_What needs to be done_: Copy out each line that mentions the word "React".

** BEGIN Data to process **

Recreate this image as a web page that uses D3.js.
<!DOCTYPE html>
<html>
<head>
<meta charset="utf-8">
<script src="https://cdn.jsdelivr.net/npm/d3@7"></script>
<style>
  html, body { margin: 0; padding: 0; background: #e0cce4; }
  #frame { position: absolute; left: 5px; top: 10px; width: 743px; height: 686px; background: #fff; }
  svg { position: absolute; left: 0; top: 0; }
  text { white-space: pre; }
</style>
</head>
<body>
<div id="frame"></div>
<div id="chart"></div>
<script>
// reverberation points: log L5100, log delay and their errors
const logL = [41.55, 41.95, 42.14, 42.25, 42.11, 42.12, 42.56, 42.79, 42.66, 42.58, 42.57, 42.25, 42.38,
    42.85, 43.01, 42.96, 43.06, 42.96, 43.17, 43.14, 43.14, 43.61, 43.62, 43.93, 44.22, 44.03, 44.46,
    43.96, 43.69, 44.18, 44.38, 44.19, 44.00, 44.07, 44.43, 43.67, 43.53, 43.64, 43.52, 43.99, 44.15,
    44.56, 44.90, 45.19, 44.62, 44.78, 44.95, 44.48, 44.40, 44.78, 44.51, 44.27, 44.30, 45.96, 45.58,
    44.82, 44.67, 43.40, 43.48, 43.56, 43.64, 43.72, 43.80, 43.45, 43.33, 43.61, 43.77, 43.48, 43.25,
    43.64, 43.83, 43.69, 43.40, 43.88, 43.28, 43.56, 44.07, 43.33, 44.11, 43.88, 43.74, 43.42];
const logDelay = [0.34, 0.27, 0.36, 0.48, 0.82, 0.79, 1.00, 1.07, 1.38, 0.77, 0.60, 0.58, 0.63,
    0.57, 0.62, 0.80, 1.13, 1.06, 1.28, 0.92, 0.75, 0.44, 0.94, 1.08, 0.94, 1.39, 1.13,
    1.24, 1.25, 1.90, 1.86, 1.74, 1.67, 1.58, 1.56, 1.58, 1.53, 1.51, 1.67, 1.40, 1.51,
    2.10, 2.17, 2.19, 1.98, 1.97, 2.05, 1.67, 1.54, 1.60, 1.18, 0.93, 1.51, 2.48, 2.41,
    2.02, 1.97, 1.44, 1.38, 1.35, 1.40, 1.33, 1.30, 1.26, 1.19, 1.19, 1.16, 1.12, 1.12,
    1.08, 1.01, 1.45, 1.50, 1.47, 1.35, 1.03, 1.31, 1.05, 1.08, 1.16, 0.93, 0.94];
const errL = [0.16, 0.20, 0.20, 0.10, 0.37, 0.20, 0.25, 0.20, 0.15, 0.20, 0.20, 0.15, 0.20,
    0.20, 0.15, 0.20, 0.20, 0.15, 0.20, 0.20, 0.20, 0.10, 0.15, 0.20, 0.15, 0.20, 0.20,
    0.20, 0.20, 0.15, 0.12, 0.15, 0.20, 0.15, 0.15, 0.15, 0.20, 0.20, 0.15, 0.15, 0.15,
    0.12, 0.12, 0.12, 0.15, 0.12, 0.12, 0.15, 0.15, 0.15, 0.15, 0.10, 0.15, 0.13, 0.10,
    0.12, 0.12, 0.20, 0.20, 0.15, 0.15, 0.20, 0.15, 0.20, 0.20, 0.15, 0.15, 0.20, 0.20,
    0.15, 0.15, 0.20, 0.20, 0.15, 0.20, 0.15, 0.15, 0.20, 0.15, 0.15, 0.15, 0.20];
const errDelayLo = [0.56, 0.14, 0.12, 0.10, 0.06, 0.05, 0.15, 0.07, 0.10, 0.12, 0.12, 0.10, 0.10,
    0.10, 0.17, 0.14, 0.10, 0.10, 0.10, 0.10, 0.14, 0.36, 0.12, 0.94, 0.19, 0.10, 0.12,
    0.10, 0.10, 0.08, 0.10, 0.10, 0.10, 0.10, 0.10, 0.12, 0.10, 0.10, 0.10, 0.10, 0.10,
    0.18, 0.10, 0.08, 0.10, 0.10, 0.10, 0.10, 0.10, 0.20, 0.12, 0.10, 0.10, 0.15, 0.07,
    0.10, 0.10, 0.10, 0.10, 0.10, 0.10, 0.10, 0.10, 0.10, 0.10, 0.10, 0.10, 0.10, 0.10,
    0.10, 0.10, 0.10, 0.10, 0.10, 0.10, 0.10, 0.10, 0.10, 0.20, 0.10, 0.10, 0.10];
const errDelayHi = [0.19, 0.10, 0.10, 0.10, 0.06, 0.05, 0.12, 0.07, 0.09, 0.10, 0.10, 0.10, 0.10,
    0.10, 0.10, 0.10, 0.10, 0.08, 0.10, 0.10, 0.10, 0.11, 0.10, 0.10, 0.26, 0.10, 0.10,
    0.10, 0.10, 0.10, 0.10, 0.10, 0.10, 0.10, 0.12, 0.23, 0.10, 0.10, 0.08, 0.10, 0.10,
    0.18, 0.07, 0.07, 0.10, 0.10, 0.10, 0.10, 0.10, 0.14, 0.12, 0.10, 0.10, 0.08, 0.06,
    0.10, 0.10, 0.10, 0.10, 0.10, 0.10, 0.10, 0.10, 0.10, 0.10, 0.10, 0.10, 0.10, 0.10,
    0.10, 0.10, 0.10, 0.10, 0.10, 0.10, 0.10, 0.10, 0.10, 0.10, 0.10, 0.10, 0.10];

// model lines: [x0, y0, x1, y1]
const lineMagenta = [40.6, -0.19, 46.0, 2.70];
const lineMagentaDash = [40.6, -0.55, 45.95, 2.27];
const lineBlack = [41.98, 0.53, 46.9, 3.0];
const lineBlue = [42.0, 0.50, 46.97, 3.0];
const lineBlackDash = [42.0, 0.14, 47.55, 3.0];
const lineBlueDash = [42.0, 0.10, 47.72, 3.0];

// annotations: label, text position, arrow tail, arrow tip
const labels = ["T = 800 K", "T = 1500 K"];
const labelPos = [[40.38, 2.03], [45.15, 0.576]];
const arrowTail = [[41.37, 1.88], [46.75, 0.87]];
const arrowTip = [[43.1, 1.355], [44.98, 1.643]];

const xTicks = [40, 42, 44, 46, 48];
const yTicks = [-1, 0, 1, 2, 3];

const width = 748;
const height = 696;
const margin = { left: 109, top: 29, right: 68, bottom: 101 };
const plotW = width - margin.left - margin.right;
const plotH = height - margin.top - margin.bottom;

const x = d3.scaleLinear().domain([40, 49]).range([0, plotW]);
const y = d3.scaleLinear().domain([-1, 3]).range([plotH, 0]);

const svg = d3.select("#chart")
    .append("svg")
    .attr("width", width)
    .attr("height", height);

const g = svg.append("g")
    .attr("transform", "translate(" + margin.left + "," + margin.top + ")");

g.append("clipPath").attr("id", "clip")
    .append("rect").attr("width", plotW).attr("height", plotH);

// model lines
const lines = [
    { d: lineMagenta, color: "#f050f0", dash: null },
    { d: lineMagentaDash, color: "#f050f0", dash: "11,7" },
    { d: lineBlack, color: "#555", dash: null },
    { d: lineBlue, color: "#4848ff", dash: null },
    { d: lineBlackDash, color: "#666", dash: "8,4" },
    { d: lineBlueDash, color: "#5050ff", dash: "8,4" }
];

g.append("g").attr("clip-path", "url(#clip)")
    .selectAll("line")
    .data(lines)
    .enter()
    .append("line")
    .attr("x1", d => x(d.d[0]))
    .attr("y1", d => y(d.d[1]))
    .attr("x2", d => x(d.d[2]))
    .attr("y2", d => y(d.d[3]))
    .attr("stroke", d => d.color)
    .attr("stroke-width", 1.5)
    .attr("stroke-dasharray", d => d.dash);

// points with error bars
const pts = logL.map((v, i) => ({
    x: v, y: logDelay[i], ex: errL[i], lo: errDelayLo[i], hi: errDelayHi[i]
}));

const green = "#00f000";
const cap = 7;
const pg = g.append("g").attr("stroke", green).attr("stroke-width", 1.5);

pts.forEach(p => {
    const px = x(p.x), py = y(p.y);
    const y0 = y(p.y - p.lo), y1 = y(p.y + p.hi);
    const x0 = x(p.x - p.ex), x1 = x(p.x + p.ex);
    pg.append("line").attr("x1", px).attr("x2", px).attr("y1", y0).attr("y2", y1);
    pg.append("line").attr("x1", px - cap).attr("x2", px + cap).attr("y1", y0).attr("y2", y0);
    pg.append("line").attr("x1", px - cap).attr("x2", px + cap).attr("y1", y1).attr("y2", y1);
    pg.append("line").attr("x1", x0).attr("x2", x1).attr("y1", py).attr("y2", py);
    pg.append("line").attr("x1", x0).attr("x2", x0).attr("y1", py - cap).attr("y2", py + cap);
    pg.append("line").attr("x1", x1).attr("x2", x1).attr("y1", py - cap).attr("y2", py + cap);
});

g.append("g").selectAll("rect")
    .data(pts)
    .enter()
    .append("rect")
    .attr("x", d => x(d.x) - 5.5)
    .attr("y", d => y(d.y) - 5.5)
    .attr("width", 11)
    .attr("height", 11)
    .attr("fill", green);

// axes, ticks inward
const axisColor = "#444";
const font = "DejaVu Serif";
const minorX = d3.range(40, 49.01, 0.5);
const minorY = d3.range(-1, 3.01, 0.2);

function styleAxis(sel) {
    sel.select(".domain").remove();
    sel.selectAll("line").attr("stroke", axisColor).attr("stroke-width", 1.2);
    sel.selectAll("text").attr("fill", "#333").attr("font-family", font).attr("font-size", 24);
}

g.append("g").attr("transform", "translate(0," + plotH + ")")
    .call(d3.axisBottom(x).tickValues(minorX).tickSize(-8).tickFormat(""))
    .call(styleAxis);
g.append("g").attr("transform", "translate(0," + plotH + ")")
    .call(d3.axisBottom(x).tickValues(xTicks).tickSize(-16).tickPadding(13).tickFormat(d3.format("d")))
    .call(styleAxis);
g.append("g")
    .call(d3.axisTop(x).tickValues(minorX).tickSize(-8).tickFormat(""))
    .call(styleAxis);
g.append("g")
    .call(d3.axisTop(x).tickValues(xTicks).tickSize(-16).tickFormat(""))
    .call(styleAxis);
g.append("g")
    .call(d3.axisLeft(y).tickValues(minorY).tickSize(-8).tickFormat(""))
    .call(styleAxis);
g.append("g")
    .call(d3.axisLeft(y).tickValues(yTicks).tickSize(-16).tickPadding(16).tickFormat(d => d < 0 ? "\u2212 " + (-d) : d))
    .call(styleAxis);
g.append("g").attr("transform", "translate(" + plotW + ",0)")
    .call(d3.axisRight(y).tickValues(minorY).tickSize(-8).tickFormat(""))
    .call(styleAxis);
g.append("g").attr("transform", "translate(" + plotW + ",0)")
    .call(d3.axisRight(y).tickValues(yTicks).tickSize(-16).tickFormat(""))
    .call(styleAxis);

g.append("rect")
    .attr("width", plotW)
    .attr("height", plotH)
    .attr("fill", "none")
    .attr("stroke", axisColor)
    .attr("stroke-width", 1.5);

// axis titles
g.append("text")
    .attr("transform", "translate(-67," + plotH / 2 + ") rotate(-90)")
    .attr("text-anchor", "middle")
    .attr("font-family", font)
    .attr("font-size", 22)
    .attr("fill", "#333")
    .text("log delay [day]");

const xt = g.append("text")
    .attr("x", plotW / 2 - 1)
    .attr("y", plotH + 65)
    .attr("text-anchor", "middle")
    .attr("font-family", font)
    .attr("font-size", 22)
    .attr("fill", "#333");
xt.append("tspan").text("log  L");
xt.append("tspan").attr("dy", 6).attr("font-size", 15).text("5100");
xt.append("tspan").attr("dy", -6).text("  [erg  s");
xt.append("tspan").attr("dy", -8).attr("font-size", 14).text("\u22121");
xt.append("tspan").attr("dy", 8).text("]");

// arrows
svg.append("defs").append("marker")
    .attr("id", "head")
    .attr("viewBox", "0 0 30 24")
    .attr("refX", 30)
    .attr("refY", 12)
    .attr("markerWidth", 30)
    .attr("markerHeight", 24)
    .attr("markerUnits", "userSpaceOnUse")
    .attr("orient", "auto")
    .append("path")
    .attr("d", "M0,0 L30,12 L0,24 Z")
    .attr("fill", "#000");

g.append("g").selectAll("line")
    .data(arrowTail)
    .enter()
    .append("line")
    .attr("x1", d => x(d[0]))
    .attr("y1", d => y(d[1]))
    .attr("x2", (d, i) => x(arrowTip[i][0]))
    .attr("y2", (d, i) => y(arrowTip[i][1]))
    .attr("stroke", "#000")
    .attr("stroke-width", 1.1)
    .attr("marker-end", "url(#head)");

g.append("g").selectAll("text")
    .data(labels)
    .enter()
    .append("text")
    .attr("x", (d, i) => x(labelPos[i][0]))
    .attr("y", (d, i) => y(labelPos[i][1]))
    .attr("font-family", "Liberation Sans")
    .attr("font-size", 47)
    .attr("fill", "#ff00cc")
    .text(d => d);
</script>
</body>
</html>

** END Data to process **
** BEGIN Data to process **

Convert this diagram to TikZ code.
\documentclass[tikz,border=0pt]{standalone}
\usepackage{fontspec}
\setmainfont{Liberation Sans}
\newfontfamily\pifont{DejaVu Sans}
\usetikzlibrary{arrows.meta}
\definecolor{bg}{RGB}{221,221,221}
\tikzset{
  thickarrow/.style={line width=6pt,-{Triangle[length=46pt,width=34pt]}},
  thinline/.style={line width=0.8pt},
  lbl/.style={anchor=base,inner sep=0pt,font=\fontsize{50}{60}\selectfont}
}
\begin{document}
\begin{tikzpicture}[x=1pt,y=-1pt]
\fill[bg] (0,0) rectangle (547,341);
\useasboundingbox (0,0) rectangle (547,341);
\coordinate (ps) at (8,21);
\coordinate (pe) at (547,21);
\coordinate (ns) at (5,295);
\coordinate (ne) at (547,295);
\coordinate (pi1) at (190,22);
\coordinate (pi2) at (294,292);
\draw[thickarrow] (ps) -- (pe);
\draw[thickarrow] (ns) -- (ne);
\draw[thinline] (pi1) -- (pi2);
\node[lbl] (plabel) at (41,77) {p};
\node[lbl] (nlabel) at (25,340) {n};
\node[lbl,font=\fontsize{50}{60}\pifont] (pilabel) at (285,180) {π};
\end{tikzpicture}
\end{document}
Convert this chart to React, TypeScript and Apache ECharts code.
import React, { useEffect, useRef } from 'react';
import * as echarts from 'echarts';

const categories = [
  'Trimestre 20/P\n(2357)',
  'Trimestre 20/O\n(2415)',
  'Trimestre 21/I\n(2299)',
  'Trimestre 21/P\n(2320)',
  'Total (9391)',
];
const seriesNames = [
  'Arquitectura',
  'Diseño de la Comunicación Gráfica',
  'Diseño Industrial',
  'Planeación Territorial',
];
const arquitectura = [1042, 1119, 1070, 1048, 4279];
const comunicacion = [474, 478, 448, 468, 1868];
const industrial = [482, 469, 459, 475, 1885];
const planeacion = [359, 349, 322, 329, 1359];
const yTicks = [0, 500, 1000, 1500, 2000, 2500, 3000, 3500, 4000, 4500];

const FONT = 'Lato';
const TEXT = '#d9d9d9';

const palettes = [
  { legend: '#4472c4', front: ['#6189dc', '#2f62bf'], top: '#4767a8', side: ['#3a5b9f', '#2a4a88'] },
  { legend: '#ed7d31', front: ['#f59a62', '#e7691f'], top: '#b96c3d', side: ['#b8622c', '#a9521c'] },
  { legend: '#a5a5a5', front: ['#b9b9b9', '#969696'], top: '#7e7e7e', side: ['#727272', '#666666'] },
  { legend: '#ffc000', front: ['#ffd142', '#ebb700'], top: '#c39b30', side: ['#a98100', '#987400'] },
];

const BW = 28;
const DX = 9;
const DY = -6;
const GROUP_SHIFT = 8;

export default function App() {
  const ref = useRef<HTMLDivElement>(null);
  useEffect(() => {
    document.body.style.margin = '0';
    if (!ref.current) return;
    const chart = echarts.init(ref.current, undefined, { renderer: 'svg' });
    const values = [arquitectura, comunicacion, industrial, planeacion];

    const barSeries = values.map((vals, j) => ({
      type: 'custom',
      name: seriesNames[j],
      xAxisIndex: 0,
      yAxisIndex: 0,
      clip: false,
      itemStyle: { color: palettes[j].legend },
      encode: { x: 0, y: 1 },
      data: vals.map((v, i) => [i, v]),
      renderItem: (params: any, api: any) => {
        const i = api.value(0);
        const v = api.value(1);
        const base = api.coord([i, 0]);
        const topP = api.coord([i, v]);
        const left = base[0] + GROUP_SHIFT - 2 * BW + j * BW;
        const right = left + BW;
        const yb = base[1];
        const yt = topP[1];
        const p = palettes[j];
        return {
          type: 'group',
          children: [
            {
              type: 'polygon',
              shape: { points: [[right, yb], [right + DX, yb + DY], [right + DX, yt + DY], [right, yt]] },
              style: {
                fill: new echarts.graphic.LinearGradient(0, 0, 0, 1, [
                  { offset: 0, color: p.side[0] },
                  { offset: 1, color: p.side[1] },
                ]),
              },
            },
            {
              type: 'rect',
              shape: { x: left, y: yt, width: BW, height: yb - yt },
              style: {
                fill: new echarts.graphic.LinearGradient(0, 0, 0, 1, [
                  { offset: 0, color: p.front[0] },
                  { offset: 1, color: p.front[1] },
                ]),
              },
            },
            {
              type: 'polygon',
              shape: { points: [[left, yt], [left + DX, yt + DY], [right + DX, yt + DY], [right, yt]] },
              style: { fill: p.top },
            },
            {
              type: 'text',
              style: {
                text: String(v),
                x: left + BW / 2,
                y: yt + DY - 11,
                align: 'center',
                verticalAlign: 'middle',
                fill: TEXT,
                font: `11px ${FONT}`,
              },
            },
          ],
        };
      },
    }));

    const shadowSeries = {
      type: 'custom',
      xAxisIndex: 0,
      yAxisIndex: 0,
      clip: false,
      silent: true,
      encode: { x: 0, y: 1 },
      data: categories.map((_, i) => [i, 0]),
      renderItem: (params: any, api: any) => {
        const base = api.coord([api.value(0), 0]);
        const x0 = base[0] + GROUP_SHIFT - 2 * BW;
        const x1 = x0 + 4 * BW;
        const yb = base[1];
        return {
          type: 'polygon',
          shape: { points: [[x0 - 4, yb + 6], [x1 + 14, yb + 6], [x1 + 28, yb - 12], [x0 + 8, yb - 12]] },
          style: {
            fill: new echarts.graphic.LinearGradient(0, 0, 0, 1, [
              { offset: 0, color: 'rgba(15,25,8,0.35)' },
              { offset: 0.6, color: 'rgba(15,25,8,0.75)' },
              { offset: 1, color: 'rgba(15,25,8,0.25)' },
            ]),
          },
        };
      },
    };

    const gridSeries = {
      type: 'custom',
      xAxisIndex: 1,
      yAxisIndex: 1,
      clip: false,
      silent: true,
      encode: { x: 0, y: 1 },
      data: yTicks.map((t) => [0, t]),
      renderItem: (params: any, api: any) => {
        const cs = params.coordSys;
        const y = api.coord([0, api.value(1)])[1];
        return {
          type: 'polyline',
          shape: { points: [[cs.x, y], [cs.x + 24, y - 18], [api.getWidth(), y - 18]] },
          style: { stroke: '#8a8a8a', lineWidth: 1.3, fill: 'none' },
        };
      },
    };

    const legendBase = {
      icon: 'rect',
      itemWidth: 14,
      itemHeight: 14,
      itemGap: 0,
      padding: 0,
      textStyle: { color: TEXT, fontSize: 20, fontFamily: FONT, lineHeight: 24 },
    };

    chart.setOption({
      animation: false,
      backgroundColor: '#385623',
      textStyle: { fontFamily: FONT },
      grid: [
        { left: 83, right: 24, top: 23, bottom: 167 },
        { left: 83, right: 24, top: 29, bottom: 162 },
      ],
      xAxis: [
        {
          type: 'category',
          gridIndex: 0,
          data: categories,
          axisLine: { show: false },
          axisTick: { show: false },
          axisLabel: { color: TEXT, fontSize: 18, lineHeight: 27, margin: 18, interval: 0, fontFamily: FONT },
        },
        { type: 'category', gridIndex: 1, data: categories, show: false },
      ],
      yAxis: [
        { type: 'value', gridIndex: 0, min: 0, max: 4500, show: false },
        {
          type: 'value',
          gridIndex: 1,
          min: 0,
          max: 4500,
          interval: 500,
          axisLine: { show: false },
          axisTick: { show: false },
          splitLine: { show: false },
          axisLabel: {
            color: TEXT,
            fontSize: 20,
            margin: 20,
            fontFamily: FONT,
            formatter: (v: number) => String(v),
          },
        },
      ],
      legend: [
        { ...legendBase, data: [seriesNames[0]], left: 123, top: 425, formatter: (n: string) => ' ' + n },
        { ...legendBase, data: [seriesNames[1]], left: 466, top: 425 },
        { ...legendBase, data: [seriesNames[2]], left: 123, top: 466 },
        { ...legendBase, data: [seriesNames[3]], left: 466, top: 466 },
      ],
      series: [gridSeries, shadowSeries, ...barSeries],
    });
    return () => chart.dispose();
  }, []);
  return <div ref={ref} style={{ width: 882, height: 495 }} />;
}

** END Data to process **

_Solution for this exercise_:
Convert this chart to React, TypeScript and Apache ECharts code.
import React, { useEffect, useRef } from 'react';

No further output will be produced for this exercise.